In a parliamentary reply, the ministry said the fiscal deficit is projected to continue to decrease to 4.3% in 2024 as announced in Budget 2024, involving new loans amounting to RM85.4 billion.
“In this regard, the government will continue gradual fiscal consolidation in stages to ensure medium and long-term financial sustainability,” it said in response to a question from Ronald Kiandee (PN-Beluran), who wanted to know the latest details about the government’s debt and new loans, as well as the fiscal deficit rate to date.
The total government debt as of last December was RM1.17 trillion or 64.3% of GDP, while debt grew by 8.6% in 2023, lower than the growth of 10.2% in 2022.

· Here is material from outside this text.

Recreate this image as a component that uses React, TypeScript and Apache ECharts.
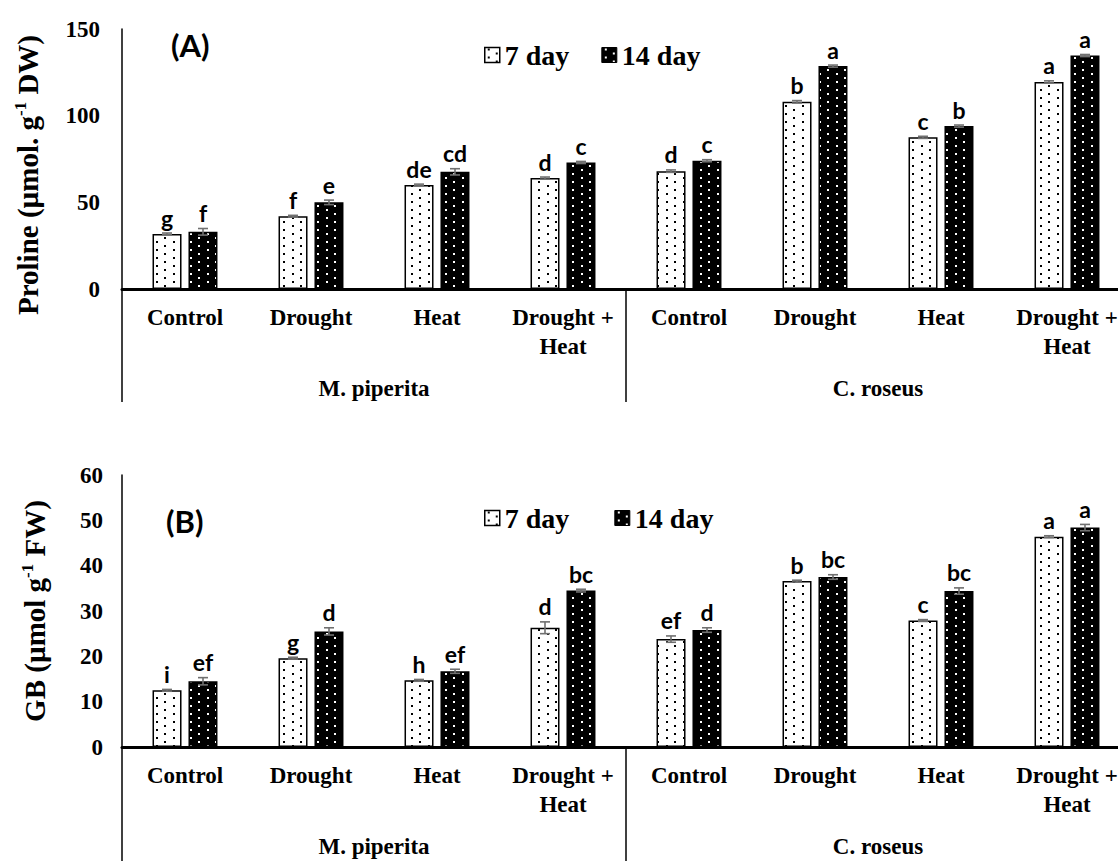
import React, { useEffect, useRef } from "react";
import * as echarts from "echarts";

const categories = ["Control", "Drought", "Heat", "Drought +\nHeat", "Control", "Drought", "Heat", "Drought +\nHeat"];
const groups = ["M. piperita", "C. roseus"];
const seriesNames = ["7 day", "14 day"];

const prolineDay7 = [31.8, 42, 60, 64, 68, 108, 87.5, 119.5];
const prolineDay14 = [33, 50, 67.6, 73, 74, 128.6, 94, 134.7];
const prolineErr7 = [0.5, 0.5, 0.5, 0.6, 0.7, 0.7, 0.6, 0.6];
const prolineErr14 = [1.9, 1.3, 1.8, 0.6, 0.6, 0.6, 0.6, 0.6];
const prolineLetters7 = ["g", "f", "de", "d", "d", "b", "c", "a"];
const prolineLetters14 = ["f", "e", "cd", "c", "c", "a", "b", "a"];
const prolineAxis = { min: 0, max: 150, interval: 50 };

const gbDay7 = [12.5, 19.6, 14.7, 26.3, 23.8, 36.6, 27.9, 46.4];
const gbDay14 = [14.5, 25.5, 16.7, 34.5, 25.8, 37.5, 34.4, 48.4];
const gbErr7 = [0.2, 0.2, 0.2, 1.3, 0.7, 0.2, 0.2, 0.2];
const gbErr14 = [0.8, 0.8, 0.45, 0.3, 0.5, 0.5, 0.7, 0.7];
const gbLetters7 = ["i", "g", "h", "d", "ef", "b", "c", "a"];
const gbLetters14 = ["ef", "d", "ef", "bc", "d", "bc", "bc", "a"];
const gbAxis = { min: 0, max: 60, interval: 10 };

const SERIF = "Liberation Serif";
const SANS = "Lato";
const BAR_W = 29;
const BAR_GAP = "24%";
const SHIFT = 18;

function makePattern(bg: string, dot: string) {
  const c = document.createElement("canvas");
  c.width = 17;
  c.height = 8;
  const ctx = c.getContext("2d")!;
  ctx.fillStyle = bg;
  ctx.fillRect(0, 0, 17, 8);
  ctx.fillStyle = dot;
  ctx.fillRect(3, 1, 2, 2);
  ctx.fillRect(11, 5, 2, 2);
  return c;
}

function errSeries(xIdx: number, yIdx: number, vals: number[], errs: number[], letters: string[], shift: number) {
  return {
    type: "custom",
    xAxisIndex: xIdx,
    yAxisIndex: yIdx,
    silent: true,
    z: 10,
    data: vals.map((v, i) => [i, v, errs[i]]),
    encode: { x: 0, y: 1 },
    renderItem: (params: any, api: any) => {
      const i = api.value(0);
      const v = api.value(1);
      const e = api.value(2);
      const top = api.coord([i, v + e]);
      const bot = api.coord([i, v - e]);
      const x = top[0] + shift;
      const cap = 5;
      const st = { stroke: "#707070", lineWidth: 1.6 };
      return {
        type: "group",
        children: [
          { type: "line", shape: { x1: x, y1: top[1], x2: x, y2: bot[1] }, style: st },
          { type: "line", shape: { x1: x - cap, y1: top[1], x2: x + cap, y2: top[1] }, style: st },
          { type: "line", shape: { x1: x - cap, y1: bot[1], x2: x + cap, y2: bot[1] }, style: st },
          {
            type: "text",
            x: x,
            y: top[1] - 4,
            style: {
              text: letters[i],
              font: `bold 23px ${SANS}`,
              fill: "#000",
              align: "center",
              verticalAlign: "bottom",
            },
          },
        ],
      };
    },
  };
}

export default function App() {
  const ref = useRef<HTMLDivElement>(null);
  useEffect(() => {
    if (!ref.current) return;
    const chart = echarts.init(ref.current, null, { renderer: "svg" });
    const patWhite = { image: makePattern("#ffffff", "#000000"), repeat: "repeat" };
    const patBlack = { image: makePattern("#000000", "#ffffff"), repeat: "repeat" };

    const catLabel = {
      interval: 0,
      margin: 14,
      fontFamily: SERIF,
      fontWeight: "bold",
      fontSize: 23,
      lineHeight: 29,
      color: "#000",
    };
    const groupLabel = { ...catLabel, margin: 85 };
    const yLabel = { fontFamily: SERIF, fontWeight: "bold", fontSize: 23, color: "#000" };
    const legendText = { fontFamily: SERIF, fontWeight: "bold", fontSize: 28, color: "#000" };
    const nameStyle = (pad: number[]) => ({
      fontFamily: SERIF,
      fontWeight: "bold",
      fontSize: 29,
      lineHeight: 32,
      color: "#000",
      padding: pad,
      rich: {
        sup: { fontFamily: SERIF, fontWeight: "bold", fontSize: 17, lineHeight: 32, verticalAlign: "top", color: "#000" },
      },
    });

    const legendData = [
      { name: seriesNames[0], itemStyle: { borderColor: "#000", borderWidth: 1.5 } },
      { name: seriesNames[1], itemStyle: { borderColor: "#000", borderWidth: 1 } },
    ];

    const barSeries = (name: string, xi: number, yi: number, data: number[], white: boolean) => ({
      type: "bar",
      name,
      xAxisIndex: xi,
      yAxisIndex: yi,
      data,
      barWidth: BAR_W,
      barGap: BAR_GAP,
      itemStyle: {
        color: white ? patWhite : patBlack,
        borderColor: "#000",
        borderWidth: 1.5,
      },
    });

    const option: any = {
      animation: false,
      backgroundColor: "#fff",
      title: [
        { text: "(A)", left: 166, top: 24, textStyle: { fontFamily: SANS, fontWeight: "bold", fontSize: 31, color: "#000" } },
        { text: "(B)", left: 161, top: 500, textStyle: { fontFamily: SANS, fontWeight: "bold", fontSize: 31, color: "#000" } },
      ],
      legend: [
        { data: legendData, icon: "rect", left: 479, top: 36, itemWidth: 15, itemHeight: 15, itemGap: 32, textStyle: legendText, selectedMode: false },
        { data: legendData, icon: "rect", left: 479, top: 499, itemWidth: 15, itemHeight: 15, itemGap: 45, textStyle: legendText, selectedMode: false },
      ],
      grid: [
        { left: 122, top: 25, width: 1008, height: 264 },
        { left: 122, top: 475, width: 1008, height: 278 },
      ],
      xAxis: [
        {
          type: "category", gridIndex: 0, data: categories, position: "bottom",
          axisLine: { lineStyle: { color: "#000", width: 3 } }, axisTick: { show: false }, axisLabel: catLabel,
        },
        {
          type: "category", gridIndex: 0, data: groups, position: "bottom", offset: 0,
          axisLine: { show: false },
          axisTick: { show: true, length: 113, lineStyle: { color: "#000", width: 1.5 } },
          axisLabel: groupLabel,
        },
        {
          type: "category", gridIndex: 1, data: categories, position: "bottom",
          axisLine: { lineStyle: { color: "#000", width: 3 } }, axisTick: { show: false }, axisLabel: catLabel,
        },
        {
          type: "category", gridIndex: 1, data: groups, position: "bottom", offset: 0,
          axisLine: { show: false },
          axisTick: { show: true, length: 120, lineStyle: { color: "#000", width: 1.5 } },
          axisLabel: groupLabel,
        },
      ],
      yAxis: [
        {
          type: "value", gridIndex: 0, ...prolineAxis,
          axisLine: { show: true, lineStyle: { color: "#000", width: 1.5 } },
          axisTick: { show: false }, splitLine: { show: false },
          axisLabel: { ...yLabel, margin: 22 },
          name: "Proline (µmol. g{sup|-1} DW)", nameLocation: "middle", nameGap: 78,
          nameTextStyle: nameStyle([0, 32, 0, 0]),
        },
        {
          type: "value", gridIndex: 1, ...gbAxis,
          axisLine: { show: true, lineStyle: { color: "#000", width: 1.5 } },
          axisTick: { show: false }, splitLine: { show: false },
          axisLabel: { ...yLabel, margin: 19 },
          name: "GB (µmol g{sup|-1} FW)", nameLocation: "middle", nameGap: 71,
          nameTextStyle: nameStyle([0, 0, 0, 0]),
        },
      ],
      series: [
        barSeries("7 day", 0, 0, prolineDay7, true),
        barSeries("14 day", 0, 0, prolineDay14, false),
        barSeries("7 day", 2, 1, gbDay7, true),
        barSeries("14 day", 2, 1, gbDay14, false),
        errSeries(0, 0, prolineDay7, prolineErr7, prolineLetters7, -SHIFT),
        errSeries(0, 0, prolineDay14, prolineErr14, prolineLetters14, SHIFT),
        errSeries(2, 1, gbDay7, gbErr7, gbLetters7, -SHIFT),
        errSeries(2, 1, gbDay14, gbErr14, gbLetters14, SHIFT),
      ],
    };
    chart.setOption(option);
    return () => chart.dispose();
  }, []);
  return (
    <div
      ref={ref}
      style={{ position: "fixed", left: 0, top: 0, width: "1150px", height: "861px", background: "#fff" }}
    />
  );
}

The government debt consists of domestic debt amounting to RM1.14 trillion, or 97.5%, and offshore loans amounting to RM29.8 billion, or 2.5%.
“The government’s debt and liability exposure position at the end of December 2023 stood at RM1.53 trillion or 84% of GDP.
“This amount covers government debt amounting to RM1.17 trillion, guarantee commitments amounting to RM226.1 billion and other liabilities amounting to RM133.7 billion,” said the ministry.
In terms of statutory limits, debt instruments consisting of Malaysian government securities, Malaysian government investment issues, and Malaysian Islamic treasury bills registered 62.1% of GDP, still below the statutory limit of 65%.
Meanwhile, offshore loans stood at RM29.9 billion and Malaysian treasury bills amounted to RM5.5 billion, both of which are below the set statutory limits of RM35 billion and RM10 billion respectively.
“The government remains committed to reducing the level of debt as per the target set under the Public Finance and Fiscal Responsibility Act 2023, which is an overall level of debt below 60% of GDP, which needs to be achieved in the medium-term,” it said.